Print all of the lines exactly. Any picture among them stays out.
* * * * * * *
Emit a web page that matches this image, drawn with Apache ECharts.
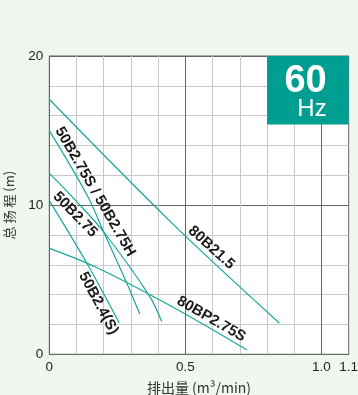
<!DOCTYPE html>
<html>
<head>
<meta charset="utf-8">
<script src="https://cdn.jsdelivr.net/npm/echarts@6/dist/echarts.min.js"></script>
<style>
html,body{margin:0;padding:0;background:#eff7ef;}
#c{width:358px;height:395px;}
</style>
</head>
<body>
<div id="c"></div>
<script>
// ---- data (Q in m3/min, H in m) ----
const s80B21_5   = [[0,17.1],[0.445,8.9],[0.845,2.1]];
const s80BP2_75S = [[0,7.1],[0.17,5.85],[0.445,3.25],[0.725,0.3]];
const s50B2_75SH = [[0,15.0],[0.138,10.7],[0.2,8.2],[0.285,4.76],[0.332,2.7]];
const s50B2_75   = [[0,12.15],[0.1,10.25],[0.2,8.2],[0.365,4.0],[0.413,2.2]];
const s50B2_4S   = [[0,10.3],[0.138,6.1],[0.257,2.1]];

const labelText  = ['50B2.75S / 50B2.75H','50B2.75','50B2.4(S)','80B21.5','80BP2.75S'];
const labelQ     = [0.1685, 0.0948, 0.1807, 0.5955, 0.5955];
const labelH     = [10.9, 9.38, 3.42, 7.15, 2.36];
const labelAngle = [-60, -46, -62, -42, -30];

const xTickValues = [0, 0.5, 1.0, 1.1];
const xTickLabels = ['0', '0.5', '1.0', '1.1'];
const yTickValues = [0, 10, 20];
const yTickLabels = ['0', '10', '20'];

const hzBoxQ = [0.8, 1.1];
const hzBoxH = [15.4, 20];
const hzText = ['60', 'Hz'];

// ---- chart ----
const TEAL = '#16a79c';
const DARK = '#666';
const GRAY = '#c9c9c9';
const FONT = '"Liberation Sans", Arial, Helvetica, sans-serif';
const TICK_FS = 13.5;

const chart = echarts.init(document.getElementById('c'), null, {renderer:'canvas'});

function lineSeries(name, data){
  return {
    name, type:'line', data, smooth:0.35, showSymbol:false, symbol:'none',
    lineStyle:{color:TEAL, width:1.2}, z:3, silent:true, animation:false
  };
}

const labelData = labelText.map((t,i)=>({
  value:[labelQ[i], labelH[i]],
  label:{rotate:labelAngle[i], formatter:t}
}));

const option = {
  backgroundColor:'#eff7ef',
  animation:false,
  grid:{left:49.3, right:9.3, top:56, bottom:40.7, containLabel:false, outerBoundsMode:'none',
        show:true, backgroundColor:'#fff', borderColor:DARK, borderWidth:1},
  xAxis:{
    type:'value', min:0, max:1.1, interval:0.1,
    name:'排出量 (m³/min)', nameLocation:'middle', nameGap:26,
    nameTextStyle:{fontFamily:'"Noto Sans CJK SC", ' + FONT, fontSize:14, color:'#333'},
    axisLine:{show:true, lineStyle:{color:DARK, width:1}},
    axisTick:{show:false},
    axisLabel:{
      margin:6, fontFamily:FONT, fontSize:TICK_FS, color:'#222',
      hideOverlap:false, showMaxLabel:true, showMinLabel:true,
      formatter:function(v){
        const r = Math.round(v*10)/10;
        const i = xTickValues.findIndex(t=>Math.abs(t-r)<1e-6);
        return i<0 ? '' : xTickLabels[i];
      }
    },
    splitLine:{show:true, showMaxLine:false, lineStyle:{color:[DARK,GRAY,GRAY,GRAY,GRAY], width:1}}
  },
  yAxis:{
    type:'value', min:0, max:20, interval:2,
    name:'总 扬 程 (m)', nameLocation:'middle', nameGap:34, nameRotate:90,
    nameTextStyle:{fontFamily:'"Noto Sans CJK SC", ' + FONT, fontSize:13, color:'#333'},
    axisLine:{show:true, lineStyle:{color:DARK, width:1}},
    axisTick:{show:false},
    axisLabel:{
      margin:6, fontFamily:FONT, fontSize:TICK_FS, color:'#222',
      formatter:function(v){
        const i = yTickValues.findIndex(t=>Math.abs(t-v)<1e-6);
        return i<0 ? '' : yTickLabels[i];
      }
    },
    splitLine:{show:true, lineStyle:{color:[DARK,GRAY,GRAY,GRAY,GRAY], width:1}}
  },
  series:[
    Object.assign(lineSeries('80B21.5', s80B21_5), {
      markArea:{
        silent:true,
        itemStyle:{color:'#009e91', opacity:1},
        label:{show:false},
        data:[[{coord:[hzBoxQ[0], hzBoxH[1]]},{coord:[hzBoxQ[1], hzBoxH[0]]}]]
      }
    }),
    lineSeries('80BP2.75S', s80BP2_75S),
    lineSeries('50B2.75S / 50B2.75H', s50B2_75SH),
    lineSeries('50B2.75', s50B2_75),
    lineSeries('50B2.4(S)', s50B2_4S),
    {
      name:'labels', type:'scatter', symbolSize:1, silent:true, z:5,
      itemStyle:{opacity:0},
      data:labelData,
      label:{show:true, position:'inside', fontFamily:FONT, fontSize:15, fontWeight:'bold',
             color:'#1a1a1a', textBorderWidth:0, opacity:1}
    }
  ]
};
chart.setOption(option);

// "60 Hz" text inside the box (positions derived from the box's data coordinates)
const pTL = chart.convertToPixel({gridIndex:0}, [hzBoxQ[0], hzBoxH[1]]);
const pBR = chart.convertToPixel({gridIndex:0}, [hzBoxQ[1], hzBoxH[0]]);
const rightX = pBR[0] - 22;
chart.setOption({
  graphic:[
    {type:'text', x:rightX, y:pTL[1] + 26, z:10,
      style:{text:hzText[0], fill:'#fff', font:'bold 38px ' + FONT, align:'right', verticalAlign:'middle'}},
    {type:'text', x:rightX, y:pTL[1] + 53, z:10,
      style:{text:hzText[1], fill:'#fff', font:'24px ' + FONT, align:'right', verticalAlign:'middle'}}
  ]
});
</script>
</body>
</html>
* * * * * * *
#### FINAL RESULT
Emit a web page that matches this image, drawn with Apache ECharts.
<!DOCTYPE html>
<html>
<head>
<meta charset="utf-8">
<script src="https://cdn.jsdelivr.net/npm/echarts@6/dist/echarts.min.js"></script>
<style>
html,body{margin:0;padding:0;background:#eff7ef;}
#c{width:358px;height:395px;}
</style>
</head>
<body>
<div id="c"></div>
<script>
// ---- data (Q in m3/min, H in m) ----
const s80B21_5   = [[0,17.1],[0.445,8.9],[0.845,2.1]];
const s80BP2_75S = [[0,7.1],[0.17,5.85],[0.445,3.25],[0.725,0.3]];
const s50B2_75SH = [[0,15.0],[0.138,10.7],[0.2,8.2],[0.285,4.76],[0.332,2.7]];
const s50B2_75   = [[0,12.15],[0.1,10.25],[0.2,8.2],[0.365,4.0],[0.413,2.2]];
const s50B2_4S   = [[0,10.3],[0.138,6.1],[0.257,2.1]];

const labelText  = ['50B2.75S / 50B2.75H','50B2.75','50B2.4(S)','80B21.5','80BP2.75S'];
const labelQ     = [0.1685, 0.0948, 0.1807, 0.5955, 0.5955];
const labelH     = [10.9, 9.38, 3.42, 7.15, 2.36];
const labelAngle = [-60, -46, -62, -42, -30];

const xTickValues = [0, 0.5, 1.0, 1.1];
const xTickLabels = ['0', '0.5', '1.0', '1.1'];
const yTickValues = [0, 10, 20];
const yTickLabels = ['0', '10', '20'];

const hzBoxQ = [0.8, 1.1];
const hzBoxH = [15.4, 20];
const hzText = ['60', 'Hz'];

// ---- chart ----
const TEAL = '#16a79c';
const DARK = '#666';
const GRAY = '#c9c9c9';
const FONT = '"Liberation Sans", Arial, Helvetica, sans-serif';
const TICK_FS = 13.5;

const chart = echarts.init(document.getElementById('c'), null, {renderer:'canvas'});

function lineSeries(name, data){
  return {
    name, type:'line', data, smooth:0.35, showSymbol:false, symbol:'none',
    lineStyle:{color:TEAL, width:1.2}, z:3, silent:true, animation:false
  };
}

const labelData = labelText.map((t,i)=>({
  value:[labelQ[i], labelH[i]],
  label:{rotate:labelAngle[i], formatter:t}
}));

const option = {
  backgroundColor:'#eff7ef',
  animation:false,
  grid:{left:49.3, right:9.3, top:56, bottom:40.7, containLabel:false, outerBoundsMode:'none',
        show:true, backgroundColor:'#fff', borderColor:DARK, borderWidth:1},
  xAxis:{
    type:'value', min:0, max:1.1, interval:0.1,
    name:'排出量 (m³/min)', nameLocation:'middle', nameGap:26,
    nameTextStyle:{fontFamily:'"Noto Sans CJK SC", ' + FONT, fontSize:14, color:'#333'},
    axisLine:{show:true, lineStyle:{color:DARK, width:1}},
    axisTick:{show:false},
    axisLabel:{
      margin:6, fontFamily:FONT, fontSize:TICK_FS, color:'#222',
      hideOverlap:false, showMaxLabel:true, showMinLabel:true,
      formatter:function(v){
        const r = Math.round(v*10)/10;
        const i = xTickValues.findIndex(t=>Math.abs(t-r)<1e-6);
        return i<0 ? '' : xTickLabels[i];
      }
    },
    splitLine:{show:true, showMaxLine:false, lineStyle:{color:[DARK,GRAY,GRAY,GRAY,GRAY], width:1}}
  },
  yAxis:{
    type:'value', min:0, max:20, interval:2,
    name:'总 扬 程 (m)', nameLocation:'middle', nameGap:34, nameRotate:90,
    nameTextStyle:{fontFamily:'"Noto Sans CJK SC", ' + FONT, fontSize:13, color:'#333'},
    axisLine:{show:true, lineStyle:{color:DARK, width:1}},
    axisTick:{show:false},
    axisLabel:{
      margin:6, fontFamily:FONT, fontSize:TICK_FS, color:'#222',
      formatter:function(v){
        const i = yTickValues.findIndex(t=>Math.abs(t-v)<1e-6);
        return i<0 ? '' : yTickLabels[i];
      }
    },
    splitLine:{show:true, lineStyle:{color:[DARK,GRAY,GRAY,GRAY,GRAY], width:1}}
  },
  series:[
    Object.assign(lineSeries('80B21.5', s80B21_5), {
      markArea:{
        silent:true,
        itemStyle:{color:'#009e91', opacity:1},
        label:{show:false},
        data:[[{coord:[hzBoxQ[0], hzBoxH[1]]},{coord:[hzBoxQ[1], hzBoxH[0]]}]]
      }
    }),
    lineSeries('80BP2.75S', s80BP2_75S),
    lineSeries('50B2.75S / 50B2.75H', s50B2_75SH),
    lineSeries('50B2.75', s50B2_75),
    lineSeries('50B2.4(S)', s50B2_4S),
    {
      name:'labels', type:'scatter', symbolSize:1, silent:true, z:5,
      itemStyle:{opacity:0},
      data:labelData,
      label:{show:true, position:'inside', fontFamily:FONT, fontSize:15, fontWeight:'bold',
             color:'#1a1a1a', textBorderWidth:0, opacity:1}
    }
  ]
};
chart.setOption(option);

// "60 Hz" text inside the box (positions derived from the box's data coordinates)
const pTL = chart.convertToPixel({gridIndex:0}, [hzBoxQ[0], hzBoxH[1]]);
const pBR = chart.convertToPixel({gridIndex:0}, [hzBoxQ[1], hzBoxH[0]]);
const rightX = pBR[0] - 22;
chart.setOption({
  graphic:[
    {type:'text', x:rightX, y:pTL[1] + 26, z:10,
      style:{text:hzText[0], fill:'#fff', font:'bold 38px ' + FONT, align:'right', verticalAlign:'middle'}},
    {type:'text', x:rightX, y:pTL[1] + 53, z:10,
      style:{text:hzText[1], fill:'#fff', font:'24px ' + FONT, align:'right', verticalAlign:'middle'}}
  ]
});
</script>
</body>
</html>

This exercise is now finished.